埼玉県・山本悟司副知事インタビュー

着実に5か年計画実現へ/課題向き合いながら推進
7月8日付で埼玉県副知事に就任した山本悟司氏が本紙の単独インタビューに応じた。「地域的に魅力の多いところもある一方で、災害の発生も増えており、充実してはいるものの交通ネットワークに課題も抱えている。課題にきちんと向き合いながら、埼玉県民の安全・安心の確保や埼玉県5か年計画の実現に向けて、着実に取り組んでいきたい」との考えを明らかにした。
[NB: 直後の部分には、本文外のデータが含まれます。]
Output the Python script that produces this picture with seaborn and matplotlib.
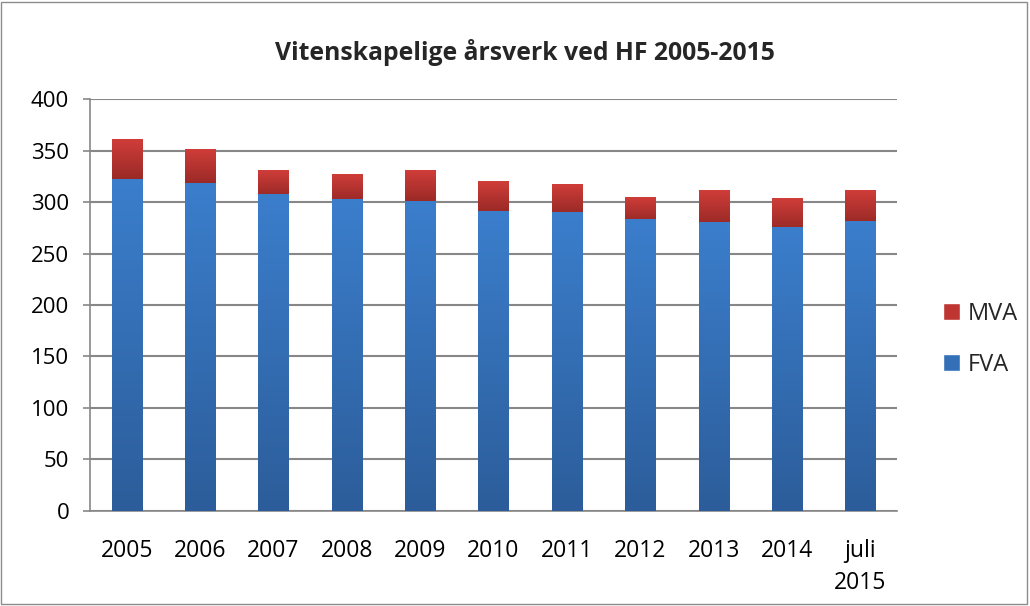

埼玉県のイメージとして「県南部は都市圏だが、西部や北部のように自然豊かな地域もある。歴史的にも価値のあるものがたくさんあり、多種多様な魅力がある。もともと埼玉は災害が少ない地域と言われていたが、近年は令和元年東日本台風はじめ、集中豪雨や突風などさまざまな被害が出て災害が増えている。しっかりと対応していく必要がある」と捉える。
県内の道路網に関して「圏央道などができて、物流をはじめさまざまな産業が立地してきている。県内では多くの道路整備計画があるが、新たな立地も進んできているので、次の計画を見据えながら、さらなるネットワーク充実の期待に応えていきたい。国や高速道路会社に進めてもらっている新大宮上尾道路、東埼玉道路、事業化したものを着実に進めていくことが大事で、具体化されていない事業も少しずつ具体化させていく必要がある。アクセス道路など県事業も歩調を合わせながら、ネットワーク整備を充実させていきたい」との考えを明かした。
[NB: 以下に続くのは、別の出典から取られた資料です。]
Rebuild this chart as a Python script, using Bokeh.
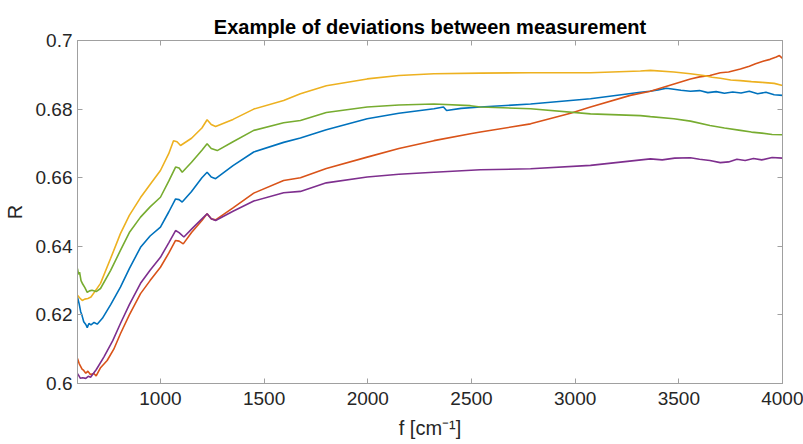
from bokeh.plotting import figure
from bokeh.models import Range1d, FixedTicker, CustomJSTickFormatter, LinearAxis
from bokeh.embed import file_html
from bokeh.resources import INLINE

# ---------------- data ----------------
title_text = "Example of deviations between measurement"
x_label = "f [cm\u207b\u00b9]"
y_label = "R"
x_ticks = [1000, 1500, 2000, 2500, 3000, 3500, 4000]
y_ticks = [0.6, 0.62, 0.64, 0.66, 0.68, 0.7]

blue_x = [600, 608, 615, 622, 630, 640, 647, 655, 665, 680, 695, 720, 760, 807, 850, 904, 950,
          1000, 1040, 1073, 1090, 1105, 1150, 1200, 1225, 1245, 1266, 1350, 1450, 1594, 1675,
          1800, 1997, 2150, 2319, 2365, 2380, 2450, 2543, 2785, 3074, 3315, 3360, 3400, 3440,
          3476, 3510, 3556, 3600, 3640, 3680, 3720, 3760, 3800, 3840, 3880, 3920, 3960, 4000]
blue_y = [0.6252, 0.6232, 0.6210, 0.6198, 0.6180, 0.6172, 0.6163, 0.6175, 0.6171, 0.6178, 0.6173,
          0.6190, 0.6230, 0.6281, 0.6335, 0.6397, 0.6430, 0.6456, 0.6500, 0.6538, 0.6536, 0.6529,
          0.6560, 0.6600, 0.6616, 0.6602, 0.6597, 0.6635, 0.6675, 0.6703, 0.6716, 0.6740, 0.6772,
          0.6788, 0.6801, 0.6806, 0.6796, 0.6802, 0.6806, 0.6815, 0.6830, 0.6849, 0.6852, 0.6856,
          0.6861, 0.6858, 0.6855, 0.6852, 0.6854, 0.6848, 0.6851, 0.6846, 0.6850, 0.6847, 0.6852,
          0.6845, 0.6849, 0.6842, 0.6840]

orange_x = [600, 608, 615, 622, 630, 640, 650, 662, 679, 690, 710, 743, 775, 807, 850, 904, 950,
            1000, 1040, 1073, 1090, 1110, 1150, 1200, 1225, 1245, 1266, 1350, 1450, 1594, 1675,
            1800, 1997, 2150, 2319, 2495, 2543, 2785, 2978, 3074, 3266, 3363, 3556, 3600, 3650,
            3700, 3740, 3797, 3840, 3870, 3910, 3940, 3970, 3985, 4000]
orange_y = [0.6073, 0.6058, 0.6050, 0.6042, 0.6038, 0.6030, 0.6036, 0.6026, 0.6029, 0.6022, 0.6045,
            0.6067, 0.6100, 0.6145, 0.6200, 0.6262, 0.6300, 0.6339, 0.6380, 0.6417, 0.6415, 0.6407,
            0.6440, 0.6475, 0.6495, 0.6480, 0.6477, 0.6512, 0.6555, 0.6592, 0.6600, 0.6627, 0.6660,
            0.6685, 0.6708, 0.6728, 0.6733, 0.6757, 0.6788, 0.6806, 0.6840, 0.6852, 0.6888, 0.6894,
            0.6898, 0.6906, 0.6908, 0.6917, 0.6925, 0.6932, 0.6940, 0.6945, 0.6952, 0.6956, 0.6948]

yellow_x = [600, 610, 623, 635, 650, 665, 680, 711, 760, 807, 850, 904, 950, 1000, 1040, 1063,
            1080, 1097, 1150, 1200, 1225, 1245, 1266, 1350, 1450, 1594, 1675, 1800, 1997, 2150,
            2319, 2543, 2785, 3074, 3315, 3363, 3476, 3556, 3620, 3660, 3700, 3750, 3797, 3850,
            3900, 3960, 4000]
yellow_y = [0.6257, 0.6250, 0.6242, 0.6246, 0.6248, 0.6252, 0.6265, 0.6292, 0.6365, 0.6437, 0.6490,
            0.6542, 0.6580, 0.6621, 0.6670, 0.6708, 0.6705, 0.6694, 0.6715, 0.6745, 0.6769, 0.6755,
            0.6749, 0.6770, 0.6800, 0.6825, 0.6845, 0.6868, 0.6888, 0.6898, 0.6903, 0.6905, 0.6906,
            0.6906, 0.6911, 0.6913, 0.6908, 0.6903, 0.6898, 0.6893, 0.6890, 0.6885, 0.6883, 0.6880,
            0.6878, 0.6875, 0.6869]

purple_x = [600, 607, 614, 625, 640, 652, 663, 690, 727, 770, 807, 850, 904, 950, 1000, 1040,
            1073, 1090, 1113, 1150, 1200, 1225, 1245, 1266, 1350, 1450, 1594, 1675, 1800, 1997,
            2150, 2319, 2543, 2785, 3074, 3363, 3420, 3480, 3556, 3600, 3650, 3700, 3740, 3780,
            3820, 3860, 3900, 3950, 4000]
purple_y = [0.6029, 0.6022, 0.6015, 0.6017, 0.6015, 0.6021, 0.6018, 0.6040, 0.6077, 0.6125, 0.6175,
            0.6230, 0.6292, 0.6330, 0.6368, 0.6410, 0.6446, 0.6440, 0.6427, 0.6450, 0.6480, 0.6495,
            0.6480, 0.6475, 0.6502, 0.6532, 0.6556, 0.6560, 0.6585, 0.6602, 0.6610, 0.6616, 0.6623,
            0.6626, 0.6636, 0.6655, 0.6652, 0.6657, 0.6658, 0.6654, 0.6650, 0.6644, 0.6646, 0.6654,
            0.6650, 0.6656, 0.6652, 0.6659, 0.6657]

green_x = [600, 605, 610, 617, 625, 635, 647, 658, 670, 690, 711, 760, 807, 850, 904, 950, 1000,
           1040, 1073, 1090, 1105, 1150, 1200, 1225, 1245, 1274, 1350, 1450, 1594, 1675, 1800,
           1997, 2150, 2319, 2495, 2543, 2785, 3074, 3315, 3363, 3476, 3556, 3650, 3720, 3797,
           3850, 3900, 3950, 4000]
green_y = [0.6335, 0.6318, 0.6325, 0.6300, 0.6290, 0.6280, 0.6266, 0.6270, 0.6272, 0.6268, 0.6277,
           0.6330, 0.6388, 0.6440, 0.6485, 0.6515, 0.6543, 0.6590, 0.6631, 0.6628, 0.6616, 0.6645,
           0.6680, 0.6699, 0.6685, 0.6679, 0.6705, 0.6738, 0.6760, 0.6767, 0.6790, 0.6806, 0.6812,
           0.6815, 0.6810, 0.6806, 0.6801, 0.6786, 0.6781, 0.6778, 0.6772, 0.6765, 0.6752, 0.6745,
           0.6738, 0.6733, 0.6730, 0.6726, 0.6725]

series = [
    (blue_x, blue_y, "#0072BD"),
    (orange_x, orange_y, "#D95319"),
    (yellow_x, yellow_y, "#EDB120"),
    (purple_x, purple_y, "#7E2F8E"),
    (green_x, green_y, "#77AC30"),
]

# ---------------- figure ----------------
FONT = "Liberation Sans"
AXIS_COLOR = "#a0a0a0"
TEXT_COLOR = "#262626"

p = figure(width=803, height=444, x_range=Range1d(600, 4000), y_range=Range1d(0.6, 0.7),
           output_backend="svg", toolbar_location=None,
           min_border_left=77, min_border_right=21, min_border_top=40, min_border_bottom=61)

p.title.text = title_text
p.title.align = "center"
p.title.text_font = FONT
p.title.text_font_size = "20px"
p.title.text_font_style = "bold"
p.title.text_color = "#000000"
p.title.standoff = 6

p.grid.visible = False
p.background_fill_color = "white"
p.border_fill_color = "white"
p.outline_line_color = AXIS_COLOR
p.outline_line_width = 1

fmt = CustomJSTickFormatter(code="return String(Number(tick.toFixed(3)));")

for ax, ticks in ((p.xaxis[0], x_ticks), (p.yaxis[0], y_ticks)):
    ax.ticker = FixedTicker(ticks=ticks)
    ax.formatter = fmt
    ax.axis_line_color = AXIS_COLOR
    ax.major_tick_line_color = AXIS_COLOR
    ax.major_tick_in = 5
    ax.major_tick_out = 0
    ax.minor_tick_line_color = None
    ax.major_label_text_font = FONT
    ax.major_label_text_font_size = "19px"
    ax.major_label_text_color = TEXT_COLOR
    ax.axis_label_text_font = FONT
    ax.axis_label_text_font_size = "20px"
    ax.axis_label_text_font_style = "normal"
    ax.axis_label_text_color = TEXT_COLOR

p.xaxis[0].axis_label = x_label
p.xaxis[0].major_label_standoff = 8
p.xaxis[0].axis_label_standoff = 9
p.yaxis[0].axis_label = y_label
p.yaxis[0].major_label_standoff = 5
p.yaxis[0].axis_label_standoff = 7

# mirrored ticks on top and right (no labels)
for loc, ticks in (("above", x_ticks), ("right", y_ticks)):
    ax = LinearAxis(ticker=FixedTicker(ticks=ticks))
    ax.axis_line_color = AXIS_COLOR
    ax.major_tick_line_color = AXIS_COLOR
    ax.major_tick_in = 5
    ax.major_tick_out = 0
    ax.minor_tick_line_color = None
    ax.major_label_text_color = None
    ax.major_label_text_font_size = "1px"
    ax.major_label_standoff = 0
    p.add_layout(ax, loc)

for xs, ys, color in series:
    p.line(xs, ys, line_color=color, line_width=1.6)

open("out.html", "w").write(file_html(p, INLINE))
「国には国土強靱化の予算を継続して確保していただきたい」との見解を示した。
国土交通省では政策立案の経験もあり、地方の整備局や出先事務所でも勤務経験がある。「これまで道路事業に多く携わってきたが、国での経験や、国と県とのパイプ役という面でも、現場での経験を生かしていきたい」構えだ。
地域建設業への思いに関しては「災害が発生すると、真っ先に駆け付けていただいている。インフラの整備や管理には、建設業の皆さまのお力がないと進まない。一方で、若年層の担い手が不足している状況にある。若年層に魅力を感じてもらえるためにも、DXはじめ、働き方改革を進め、すぐにできないこともあろうが、少しずつ魅力ある建設業にしていかなければならない。埼玉県ではDXを一生懸命進めているが、建設業にも関係のあること。DX推進は事業者のリーダーシップも重要だが、発注者側もDXを活用するようなメリットを説明しつつ、DXの現場を提供する必要もある。DXを活用することで、お互いに良い面があるということをPRしていく必要がある」と話した。
思い出の仕事として、出先の事務所での出来事を挙げる。「これまで東京外環や第二京阪道路など、さまざまな大規模事業の仕事もしてきたが、都市部では始めのうちは事業の理解を得られないことも多い。そのため、事業効果や環境面に影響が出ないことを説明に出向く。やり取りをしながら、少しずつ事業を進めていくことになるが、1人では進められるわけではなく、何代にわたって事業が完成していく」と語った。
特に「京都府と大阪府を結ぶ第二京阪道路(有料道路)の浪速国道工事事務所(当時)の調査第一課長として勤務した際、事業調整を行った。京都側は事業が進んでいたが、大阪側はなかなか進んでいなかった。地元説明に何度も通い、少しずつ現場工事に着手できることになった。現在は完成しており、地元の人たちに喜んでもらえ、喜びを実感した」と振り返る。
【略歴】
やまもと・さとし 1989年東京理科大学理工学部卒、同年旧建設省(国土交通省)入省。福岡国道事務所長、京都府建設交通部長、関東地方整備局道路部長、西日本高速道路株式会社執行役員などを歴任。写真撮影を楽しんでおり「埼玉の名所をいろいろと巡りたい」と考えている。長野県出身、55歳。